The only way to be wise is to trust in the Lord and be in a relationship with him. Wisdom comes from Yahweh (2:6), so we are taught in the Bible to ask him for it (e.g., Jas 1). According to Proverbs, this wisdom is filtered through receiving instruction from a human mediator like a sage or a parent. In our context that might mean a parent, a godly and wise friend, a Bible teacher, or a pastor.
Fools are arrogant and refuse correction (Prov 1:7). They are worse than the inexperienced because they aren’t open to changing their minds. This means that really, really smart people can actually be fools. The question we all need to ask ourselves is, what category am I in? Am I one who is open to the instruction of the Lord?
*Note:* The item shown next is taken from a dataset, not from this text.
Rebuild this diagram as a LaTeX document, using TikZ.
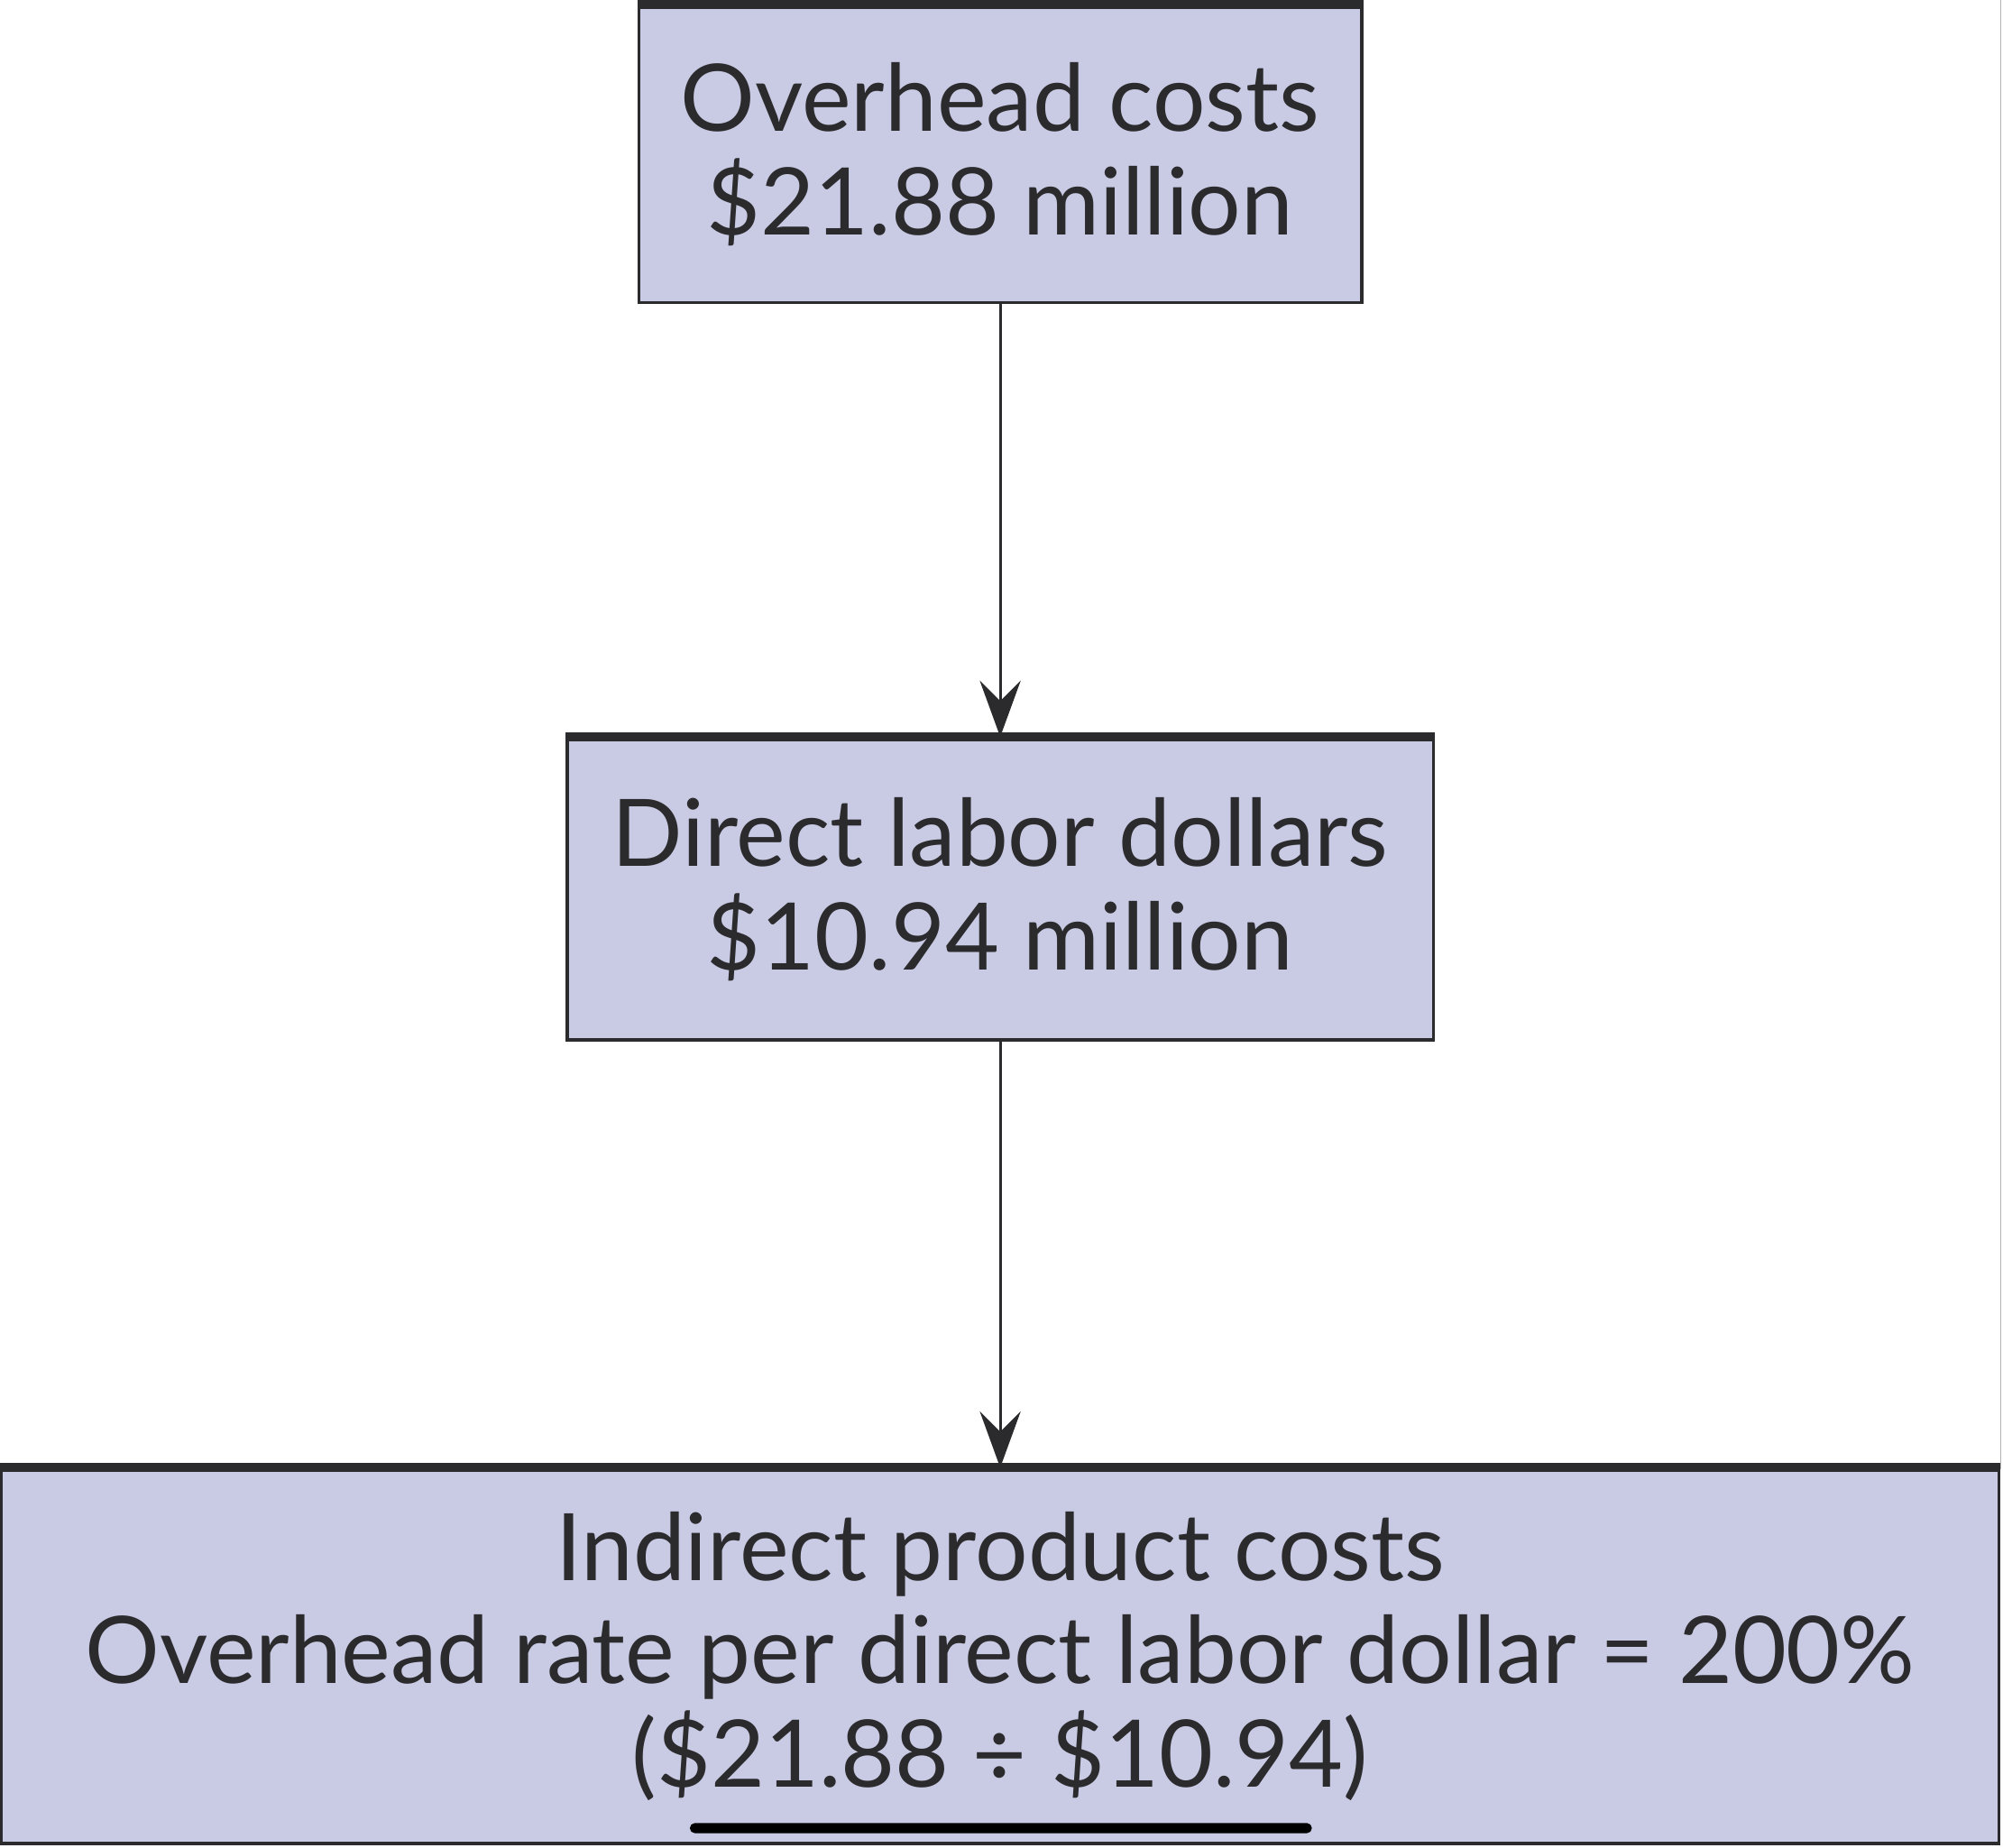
\documentclass[tikz,border=0pt]{standalone}
\usepackage{fontspec}
\setmainfont{Lato}
\usepackage{tikz}
\usetikzlibrary{arrows.meta}
\definecolor{boxfill}{HTML}{C9CBE5}
\definecolor{inkline}{HTML}{2B2A2C}

\begin{document}
\begin{tikzpicture}[x=0.5pt,y=0.5pt,
	box/.style={draw=inkline,fill=boxfill,line width=1.2pt,inner sep=0pt,align=center,
		text=inkline,font=\fontsize{36.5}{40.5}\selectfont},
	topbar/.style={draw=inkline,line width=3.5pt},
	flow/.style={draw=inkline,line width=1.1pt,-{Stealth[length=22pt,width=16pt,inset=8pt]}}]
	\useasboundingbox[fill=white] (0,0) rectangle (1568,1446);
	
	%BOXES
	\node[box,minimum width=283pt,minimum height=116pt] (ovh) at (783,1325) {Overhead costs\\\$21.88 million};
	\node[box,minimum width=339pt,minimum height=118pt] (dld) at (783,750) {Direct labor dollars\\\$10.94 million};
	\node[box,minimum width=782pt,minimum height=146.5pt] (ipc) at (783,149.5) {Indirect product costs\\Overhead rate per direct labor dollar = 200\%\\(\$21.88 ÷ \$10.94)};
	
	%THICK TOP EDGES
	\foreach \b in {ovh,dld,ipc}{
		\draw[topbar] (\b.north west) -- (\b.north east);
	}
	
	%ARROWS
	\draw[flow] (ovh.south) -- (dld.north);
	\draw[flow] (dld.south) -- (ipc.north);
	
	%SCREEN EDGE AND BAR
	\draw[gray!60,line width=0.4pt] (1566,1446) -- (1566,296);
	\fill[black,rounded corners=2pt] (540,11) rectangle (1027,19);
\end{tikzpicture}
\end{document}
Am I one who is humble enough to seek counsel? Or am I a know-it-all? Am I a person who always thinks I’m right? Foolishness is doing what is right in your own eyes instead of what God has revealed. Disney says to “follow your heart,” but the Bible says those who are left to themselves and to their hearts will choose the wrong path. Following our heart is foolishness because we are broken people. Doing what is right in our own eyes is a recipe for disaster. Just read the book of Judges. There was no king in Israel, everyone did what was right in his own eyes, and the result was chaos (see esp. Judg 17–21). We need a loving and wise King who can rule over us. Proverbs reveals that Solomon is training a Son of David to do just that, and in the fullness of time we see that his name is Jesus of Nazareth. You see, Solomon fails to live out the wisdom of Proverbs, and so does his son King Rehoboam, who shows his foolishness by listening to his peers rather than the elders of Israel (see 1 Kgs 12). But Isaiah 11 promises that the Messiah will be the embodiment of the book of Proverbs. In fact, he is described with the words of Proverbs. Isaiah 11:2-3 states,
The Spirit of the Lord will rest on him—a Spirit of wisdom and understanding, a Spirit of counsel and strength, a Spirit of knowledge and of the fear of the Lord. His delight will be in the fear of the Lord.
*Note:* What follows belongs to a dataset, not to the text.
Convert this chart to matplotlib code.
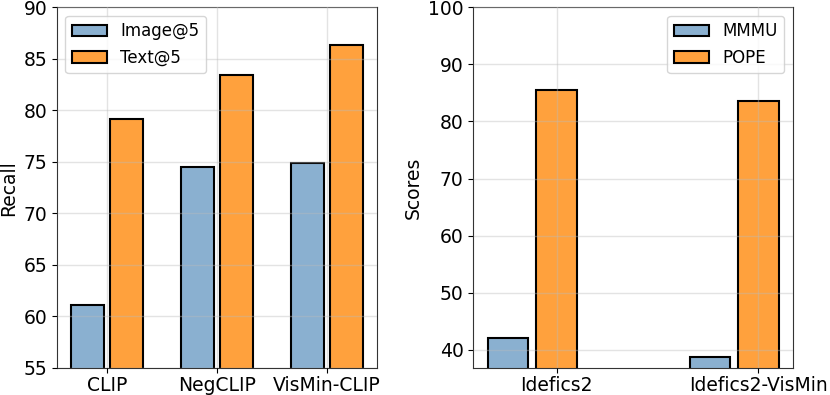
import numpy as np
import matplotlib
matplotlib.use("Agg")
import matplotlib.pyplot as plt

# left panel: retrieval recall
models_l = ["CLIP", "NegCLIP", "VisMin-CLIP"]
image_at5 = [61.1, 74.5, 74.9]
text_at5 = [79.2, 83.4, 86.3]

# right panel: MLLM scores
models_r = ["Idefics2", "Idefics2-VisMin"]
mmmu = [42.0, 38.7]
pope = [85.5, 83.6]

BLUE = "#8AB0D0"
ORANGE = "#FFA13D"
FS = 13.5

fig = plt.figure(figsize=(8.3, 3.95), dpi=100)
ax1 = fig.add_axes([0.0687, 0.0684, 0.3855, 0.913])
ax2 = fig.add_axes([0.5703, 0.0684, 0.3848, 0.913])

# left
x = np.arange(len(models_l))
w = 0.3
ax1.bar(x - 0.175, image_at5, w, color=BLUE, edgecolor="k", lw=1.5, label="Image@5", zorder=1)
ax1.bar(x + 0.175, text_at5, w, color=ORANGE, edgecolor="k", lw=1.5, label="Text@5", zorder=1)
ax1.set_xticks(x)
ax1.set_xticklabels(models_l)
ax1.set_xlim(-0.455, 2.455)
ax1.set_ylim(55, 90)
ax1.set_ylabel("Recall", fontsize=FS)
ax1.legend(loc="upper left", fontsize=12, handlelength=2.1, handletextpad=0.8)

# right
x2 = np.arange(len(models_r))
w2 = 0.2
ax2.bar(x2 - 0.24, mmmu, w2, color=BLUE, edgecolor="k", lw=1.5, label="MMMU", zorder=1)
ax2.bar(x2, pope, w2, color=ORANGE, edgecolor="k", lw=1.5, label="POPE", zorder=1)
ax2.set_xticks(x2)
ax2.set_xticklabels(models_r)
ax2.set_xlim(-0.413, 1.17)
ax2.set_ylim(36.8, 100)
ax2.set_ylabel("Scores", fontsize=FS)
ax2.legend(loc="upper right", fontsize=12, handlelength=2.1, handletextpad=0.8)

for ax in (ax1, ax2):
    ax.tick_params(labelsize=FS)
    ax.tick_params(axis="x", pad=2)
    ax.grid(True, color="#bbbbbb", alpha=0.4, lw=1, zorder=3)
    ax.set_axisbelow(False)
    for s in ax.spines.values():
        s.set_color("#333333")

plt.savefig("out.png", dpi=100)
plt.close("all")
And when Jesus of Nazareth bursts onto the scene, he grows in wisdom and in stature and in favor with God and people (Luke 2:52). He’s called greater than Solomon (Matt 12) and the “wisdom of God” for us (1 Cor 1:24,30). “In him are hidden all the treasures of wisdom and knowledge” (Col 2:3).
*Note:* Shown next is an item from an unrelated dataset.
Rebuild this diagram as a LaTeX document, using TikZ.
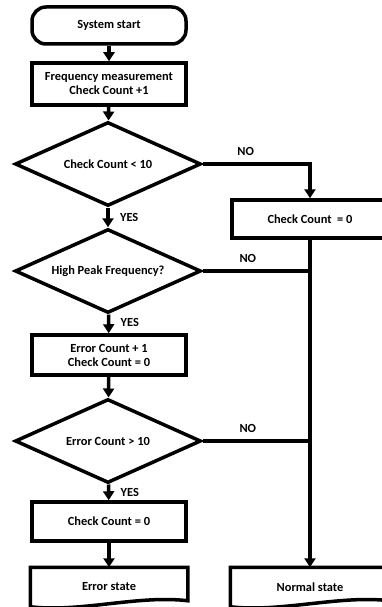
\documentclass[tikz,border=0pt]{standalone}
\usepackage{fontspec}
\setmainfont{Carlito}
\usetikzlibrary{arrows.meta}
\usetikzlibrary{shapes.geometric}
\tikzset{box/.style = {draw, line width=3.5pt, minimum width=154pt, align=center,
                       font=\bfseries\fontsize{12.4}{14}\selectfont},
         decision/.style = {diamond, draw, line width=3.5pt, inner sep=0pt, aspect=2.2,
                            minimum width=186pt, minimum height=84pt,
                            font=\bfseries\fontsize{12.4}{14}\selectfont},
         document/.style = {box, draw=none, minimum height=36pt},
         flow/.style = {line width=3.5pt, -{Triangle[width=11pt,length=9pt]}},
         lbl/.style = {font=\bfseries\fontsize{12.4}{14}\selectfont}}

\begin{document}
\begin{tikzpicture}[x=1pt, y=-1pt]
    \useasboundingbox (0, 0) rectangle (382, 607);

    \node [box, rounded corners=14pt, minimum height=37pt] (start) at (109, 25.5) {System start};
    \node [box, minimum height=42pt] (meas) at (109, 84) {Frequency measurement\\Check Count +1};
    \node [decision] (d1) at (108, 164) {Check Count < 10};
    \node [decision] (d2) at (108, 271) {High Peak Frequency?};
    \node [box, minimum height=40pt] (errcnt) at (109, 355) {Error Count + 1\\Check Count = 0};
    \node [decision] (d3) at (108, 441) {Error Count > 10};
    \node [box, minimum height=39pt] (chk) at (109, 521.5) {Check Count = 0};
    \node [document] (es) at (109, 587) {Error state};
    \node [box, minimum width=156pt, minimum height=38pt] (reset) at (310, 219) {Check Count~ = 0};
    \node [document, minimum width=156pt] (ns) at (310, 587) {Normal state};

    % document outlines with wavy bottom
    \foreach \doc in {es, ns} {
      \draw [line width=3.5pt] (\doc.north west) -- (\doc.north east) -- ([yshift=6pt]\doc.south east)
        .. controls +(-50, -6) and +(50, 6) .. (\doc.south west) -- cycle;
    }

    \draw [flow] (start) -- (meas);
    \draw [flow] (meas) -- (d1);
    \draw [flow] (d1) -- (d2) node [lbl, right=7pt, midway] {YES};
    \draw [flow] (d2) -- (errcnt) node [lbl, right=7pt, pos=0.4] {YES};
    \draw [flow] (errcnt) -- (d3);
    \draw [flow] (d3) -- (chk) node [lbl, right=7pt, midway] {YES};
    \draw [flow] (chk) -- (es);

    \draw [flow] (d1.east) -| (reset.north) node [lbl, above=3pt, pos=0.2] {NO};
    \coordinate (j2) at (reset.south |- d2.east);
    \coordinate (j3) at (reset.south |- d3.east);
    \draw [line width=3.5pt] (d2.east) -- (j2) node [lbl, above=3pt, pos=0.42] {NO};
    \draw [line width=3.5pt] (d3.east) -- (j3) node [lbl, above=3pt, pos=0.42] {NO};
    \draw [flow] (reset) -- (ns);
\end{tikzpicture}
\end{document}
Getting wisdom is important because it will help you make decisions in everyday life. It will help you “win” at life. But failing to get wisdom will wreck your life. The problem for all of us is that we have failed repeatedly because even when we know what to do, we often don’t do it. This reveals our brokenness. Where do we turn? What’s the answer for us? How can we become wise when we are so broken we can’t even do what we know is right?
What if wisdom wasn’t a concept or an idea or a set of ideas you had to learn at all? What if Wisdom was a person you could know and have a relationship with? What if Wisdom was a person you could love and walk with, and just by knowing, loving, and walking with this person it would actually make you wise? What if Wisdom was a person who spoke to you, and by listening to Wisdom’s voice you could actually grow in wisdom? Proverbs will teach us that Wisdom isn’t an Israelite Dear Abby” from Russell Moore’s messages on Proverbs.; it’s not a bunch of tips you learn to live out. Wisdom is a person—Jesus of Nazareth. Through a relationship with him you can be reconciled to God, to others, and to the world around you. Through a relationship with him, he will begin to produce in you the wisdom he lives out—the wisdom of Proverbs!